Johnson Bowles has exhibited in more than 80 solo and group exhibitions nationally. Feature articles, essays, and reviews of her work have appeared in 40 publications around the country including SPOT (Houston Center for Photography), Sculpture, Fiberarts, and the Houston Post. She is the recipient of a National Endowment for the Arts Individual Fellowship and a Houston Center for Photography Fellowship. Recently, she served as an artist in residence at the Visual Studies Workshop in Rochester, NY. She received her MFA in photography and painting from Ohio University and BFA in painting from Boston University.

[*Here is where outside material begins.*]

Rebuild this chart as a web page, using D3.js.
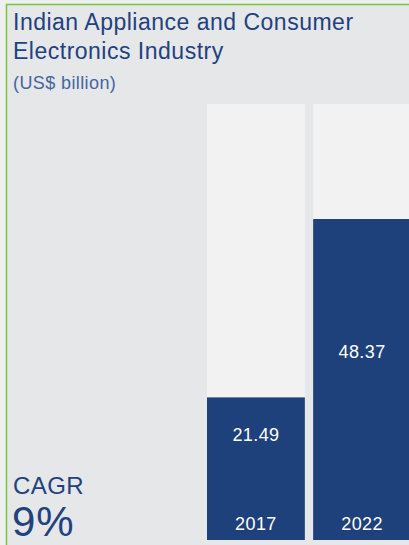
<!DOCTYPE html>
<html>
<head>
<meta charset="utf-8">
<script src="https://cdn.jsdelivr.net/npm/d3@7"></script>
<style>
  body { margin: 0; background: #eef0ef; }
  svg { display: block; font-family: "Liberation Sans", Arial, sans-serif; }
</style>
</head>
<body>
<svg id="chart"></svg>
<script>
// data
var years = ["2017", "2022"];
var values = [21.49, 48.37];
var titleLines = ["Indian Appliance and Consumer", "Electronics Industry"];
var unitLabel = "(US$ billion)";
var cagrLabel = "CAGR";
var cagrValue = "9%";
var yMax = 65.7;

var width = 409, height = 545;
var svg = d3.select("#chart")
    .attr("width", width)
    .attr("height", height);

// panel with green border on top and left
svg.append("rect")
    .attr("x", 6.5).attr("y", 4.5)
    .attr("width", width).attr("height", height)
    .style("fill", "#e6e7e9")
    .style("stroke", "#7dc242")
    .style("stroke-width", 1.5);

var x = d3.scaleBand()
    .domain(years)
    .range([207, 411])
    .paddingInner(0.078)
    .paddingOuter(0);
var y = d3.scaleLinear()
    .domain([0, yMax])
    .range([540, 104]);

// light background columns
svg.selectAll(".bg")
    .data(years)
    .enter()
    .append("rect")
    .attr("class", "bg")
    .attr("x", function (d) { return x(d); })
    .attr("y", y(yMax))
    .attr("width", x.bandwidth())
    .attr("height", y(0) - y(yMax))
    .style("fill", "#f2f2f2");

// value bars
svg.selectAll(".bar")
    .data(values)
    .enter()
    .append("rect")
    .attr("class", "bar")
    .attr("x", function (d, i) { return x(years[i]); })
    .attr("y", function (d) { return y(d); })
    .attr("width", x.bandwidth())
    .attr("height", function (d) { return y(0) - y(d); })
    .style("fill", "#1f417b");

svg.selectAll(".val")
    .data(values)
    .enter()
    .append("text")
    .attr("class", "val")
    .attr("x", function (d, i) { return x(years[i]) + x.bandwidth() / 2; })
    .attr("y", function (d) {
        var h = y(0) - y(d);
        return y(d) + 0.53 * h - 31.5;
    })
    .attr("text-anchor", "middle")
    .style("font-size", "18px")
    .style("letter-spacing", "0.4px")
    .style("fill", "#ffffff")
    .text(function (d) { return d.toFixed(2); });

svg.selectAll(".year")
    .data(years)
    .enter()
    .append("text")
    .attr("class", "year")
    .attr("x", function (d) { return x(d) + x.bandwidth() / 2; })
    .attr("y", 530)
    .attr("text-anchor", "middle")
    .style("font-size", "18px")
    .style("letter-spacing", "0.4px")
    .style("fill", "#ffffff")
    .text(function (d) { return d; });

// title
svg.selectAll(".title")
    .data(titleLines)
    .enter()
    .append("text")
    .attr("class", "title")
    .attr("x", 13)
    .attr("y", function (d, i) { return 30 + i * 28.5; })
    .style("font-size", "23px")
    .style("letter-spacing", "0.5px")
    .style("fill", "#21427f")
    .text(function (d) { return d; });

svg.append("text")
    .attr("x", 13).attr("y", 88.5)
    .style("font-size", "18px")
    .style("letter-spacing", "0.4px")
    .style("fill", "#4565a0")
    .text(unitLabel);

svg.append("text")
    .attr("x", 13).attr("y", 494)
    .style("font-size", "24px")
    .style("letter-spacing", "0.4px")
    .style("fill", "#21427f")
    .text(cagrLabel);

svg.append("text")
    .attr("x", 12).attr("y", 536)
    .style("font-size", "42px")
    .style("letter-spacing", "1px")
    .style("fill", "#21427f")
    .text(cagrValue);
</script>
</body>
</html>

ARTIST STATEMENT: While this body of work is not about a particular religious belief or cannon, the series title takes its name from the St. Veronica legend. It is said Veronica wiped Christ’s face with her veil on his journey carrying the cross. The image of his face miraculously left an impression on the cloth. The series Veronica’s Cloths explores the residual nature of physical and emotional trauma in a contemporary context of women’s experience. The works represent flashes in the mind’s eye and suggest an untold drama of violation, loss, grief, pain, and shame. Each work is a collage using vintage handkerchiefs, photographs, and other materials in a manner that is purposefully “grandmotherly” and “nanacore.” Inspiration includes Mexican retablos, religious shrines, Baroque art, 17th Century Dutch still life paintings, Voudou, and African power figures (nkisi) of Kongo tradition. The blurry color-saturated images of flowers symbolize what cannot be understood because the experience is too close. It expresses a sense of yearning to see what is beautiful but unattainable or no longer exists. It references the experience of closing one’s eyes and only seeing shapes and colors but nothing is concrete and three-dimensional. These are images focused on searching and “looking” for truth and healing amidst profound difficulty and dealing with what is “out of sight.” The images of hands are photographs of details from paintings displayed in museums. These details taken out of context suggest clues to a more complex narrative drama and beg the question, “what happened?” Each image conveys the fallibility of memory and the incompleteness or impossibility of total recall. The gestures represented convey the continuum of responses to trauma and their complexities such as prayer, anger, depression, fear, guilt, or shame.